Waste is always seen as a resource that with creative thinking, can be
used to create multiple enterprises from singular ones, with benefits for
the economy and the environment. Pauli is fond of saying that returns on
investment from these kinds of business models far exceed those of
companies like Microsoft.
Gunter
Pauli was born in Antwerp, Belgium in 1956. He graduated in Economics
from Loyola's University in Belgium and obtained his masters in business
administration from INSEAD in France. His many entrepreneurial activities
span business, culture, science, politics and the environment. Pauli is
the founder and former President of Worldwatch Europe, and a member of
the Club of Rome. He is the author of 17 books in 21 languages.

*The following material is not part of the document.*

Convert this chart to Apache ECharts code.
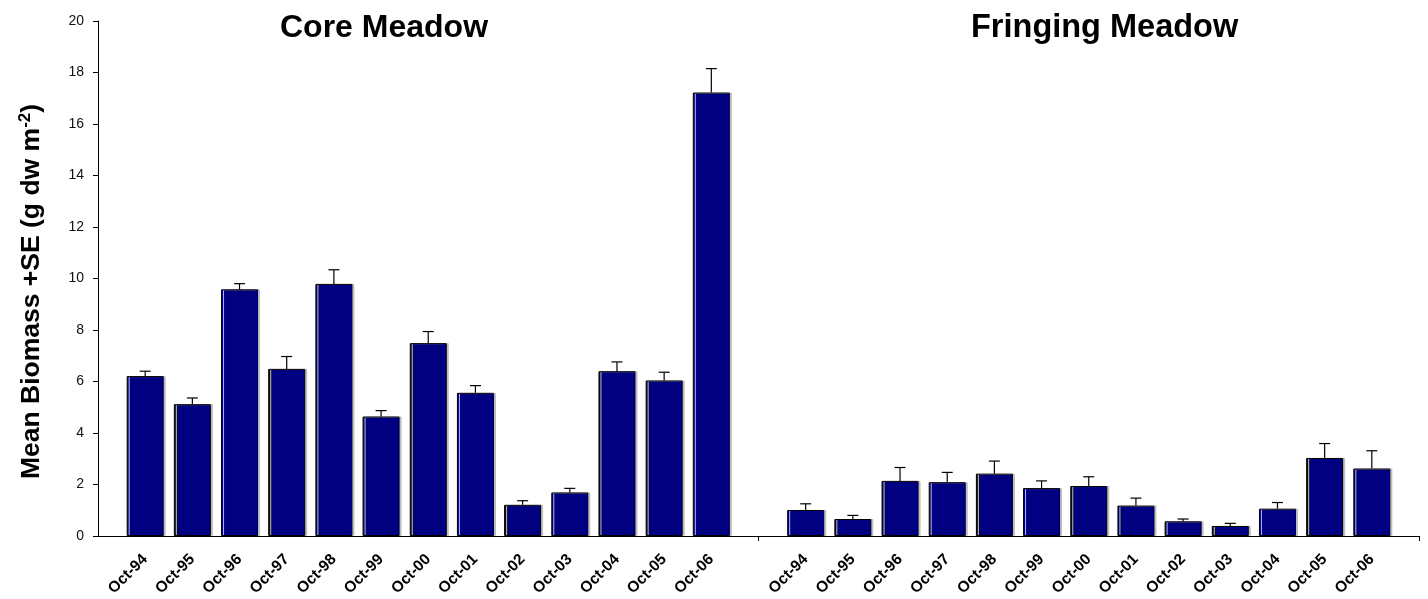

Pauli currently lives in Japan.
The event takes place on Saturday, Dec 5, 6:30-9pm at the Fe Bland
Forum on the SBCC West Campus, 721 Cliff Drive. Admission is $10 for
general public, $5 for students. No reservations are
required. For more information please call (805) 965-0581, ext
2177, email msbushman@sbcc.edu.
Hosted by the SBCC Center for
Sustainability. Co-sponsors: Santa Barbara Permaculture
Network, SBCC Scheinfeld Center for Entrepreneurship & Innovation and
the SBCC Students for Sustainability. Part of the SB Carbon Economy
series convened by Quail Springs & Orella Ranch.
Quotes by Gunter Pauli:
"There is no unemployment in
eco-systems"
"Eliminate pollution by absorbing waste the way ecosystems
do"
"A new model of enterprise, see the company as an open economic
system and a closed ecological system"
“Nature does not know the concept of waste; the only species capable of
making something no one desires is the human species”.